:: Dataset extract

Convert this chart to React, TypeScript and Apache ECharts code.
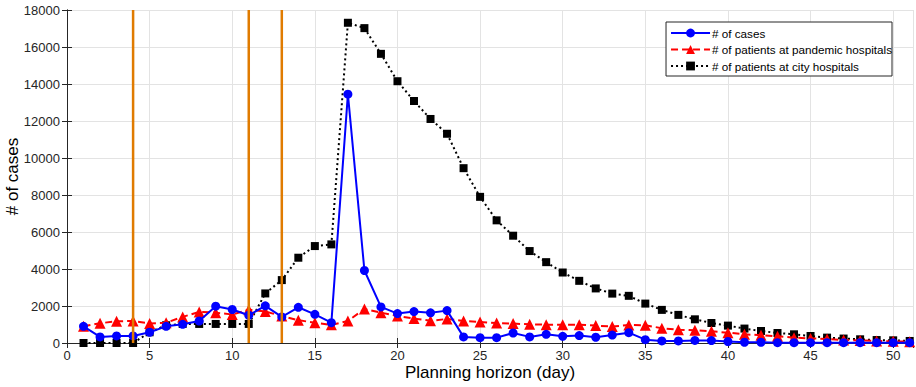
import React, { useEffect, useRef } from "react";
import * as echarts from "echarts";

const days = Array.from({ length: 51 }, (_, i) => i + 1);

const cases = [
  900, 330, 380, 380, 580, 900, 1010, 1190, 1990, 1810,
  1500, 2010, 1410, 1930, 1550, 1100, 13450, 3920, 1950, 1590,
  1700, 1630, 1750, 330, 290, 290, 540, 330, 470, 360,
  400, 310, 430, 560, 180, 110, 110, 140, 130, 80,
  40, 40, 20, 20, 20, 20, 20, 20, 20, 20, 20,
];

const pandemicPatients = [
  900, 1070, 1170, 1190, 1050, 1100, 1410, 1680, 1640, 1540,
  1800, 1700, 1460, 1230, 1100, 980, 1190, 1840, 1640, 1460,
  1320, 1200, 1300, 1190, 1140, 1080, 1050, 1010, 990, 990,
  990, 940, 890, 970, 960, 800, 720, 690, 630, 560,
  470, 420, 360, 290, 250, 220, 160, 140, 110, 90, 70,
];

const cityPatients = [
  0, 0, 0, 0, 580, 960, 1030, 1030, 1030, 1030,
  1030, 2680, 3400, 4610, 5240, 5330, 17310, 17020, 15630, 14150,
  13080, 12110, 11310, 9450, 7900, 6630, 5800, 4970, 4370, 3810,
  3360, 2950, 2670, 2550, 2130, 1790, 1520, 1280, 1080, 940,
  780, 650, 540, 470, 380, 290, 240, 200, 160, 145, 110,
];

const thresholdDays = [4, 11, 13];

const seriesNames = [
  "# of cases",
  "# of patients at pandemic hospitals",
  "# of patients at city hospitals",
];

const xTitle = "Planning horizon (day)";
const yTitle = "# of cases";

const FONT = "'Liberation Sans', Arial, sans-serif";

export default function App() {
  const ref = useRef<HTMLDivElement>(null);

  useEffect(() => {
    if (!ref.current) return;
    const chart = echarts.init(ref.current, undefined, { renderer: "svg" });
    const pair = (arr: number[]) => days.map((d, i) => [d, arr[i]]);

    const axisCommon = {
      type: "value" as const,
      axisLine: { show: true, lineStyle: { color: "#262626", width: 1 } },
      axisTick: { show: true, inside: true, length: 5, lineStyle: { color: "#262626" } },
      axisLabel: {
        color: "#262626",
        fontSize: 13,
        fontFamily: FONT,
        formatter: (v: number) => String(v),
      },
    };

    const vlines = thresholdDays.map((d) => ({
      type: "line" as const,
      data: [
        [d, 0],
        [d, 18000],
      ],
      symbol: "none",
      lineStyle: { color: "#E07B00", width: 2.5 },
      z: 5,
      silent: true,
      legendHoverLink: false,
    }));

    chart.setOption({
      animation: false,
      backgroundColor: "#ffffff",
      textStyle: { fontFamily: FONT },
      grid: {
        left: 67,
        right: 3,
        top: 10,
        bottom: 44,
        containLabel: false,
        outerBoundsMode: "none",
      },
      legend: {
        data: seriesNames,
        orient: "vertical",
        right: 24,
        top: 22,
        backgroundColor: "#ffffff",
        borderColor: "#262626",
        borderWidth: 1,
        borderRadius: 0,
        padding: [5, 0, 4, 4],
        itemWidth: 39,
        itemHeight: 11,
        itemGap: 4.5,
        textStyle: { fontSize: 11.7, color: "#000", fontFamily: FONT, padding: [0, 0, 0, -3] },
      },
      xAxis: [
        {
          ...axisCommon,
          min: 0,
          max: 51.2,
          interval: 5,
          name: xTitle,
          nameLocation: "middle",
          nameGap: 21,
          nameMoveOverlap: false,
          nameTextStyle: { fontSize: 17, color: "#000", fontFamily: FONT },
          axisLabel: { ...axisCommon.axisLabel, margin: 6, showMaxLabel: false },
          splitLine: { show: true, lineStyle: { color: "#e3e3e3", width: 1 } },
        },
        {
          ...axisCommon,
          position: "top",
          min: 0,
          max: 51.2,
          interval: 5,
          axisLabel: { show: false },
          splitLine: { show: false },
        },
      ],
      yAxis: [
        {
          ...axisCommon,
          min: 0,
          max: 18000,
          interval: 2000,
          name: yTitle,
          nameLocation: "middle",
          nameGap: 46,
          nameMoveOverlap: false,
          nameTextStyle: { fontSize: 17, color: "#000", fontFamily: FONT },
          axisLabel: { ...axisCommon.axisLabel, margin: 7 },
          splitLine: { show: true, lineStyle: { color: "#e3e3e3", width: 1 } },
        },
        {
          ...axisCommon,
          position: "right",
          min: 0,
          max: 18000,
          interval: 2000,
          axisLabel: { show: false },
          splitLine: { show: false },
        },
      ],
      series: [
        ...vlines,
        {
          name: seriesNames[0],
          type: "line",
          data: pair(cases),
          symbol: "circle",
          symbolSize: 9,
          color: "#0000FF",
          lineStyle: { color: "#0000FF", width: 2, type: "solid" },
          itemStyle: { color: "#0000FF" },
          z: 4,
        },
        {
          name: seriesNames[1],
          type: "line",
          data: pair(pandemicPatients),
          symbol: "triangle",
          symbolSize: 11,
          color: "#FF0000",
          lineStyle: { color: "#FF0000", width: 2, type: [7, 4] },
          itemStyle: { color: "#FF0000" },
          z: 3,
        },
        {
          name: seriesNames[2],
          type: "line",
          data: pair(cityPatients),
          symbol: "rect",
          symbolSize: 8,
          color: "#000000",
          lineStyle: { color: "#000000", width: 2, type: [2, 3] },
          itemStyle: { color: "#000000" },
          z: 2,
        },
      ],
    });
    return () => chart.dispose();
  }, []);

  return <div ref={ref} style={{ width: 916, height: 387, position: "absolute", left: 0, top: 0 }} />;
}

::::

## Given request
Tell how many lines include "React". The number is the whole answer.

## Solution to the exercise
2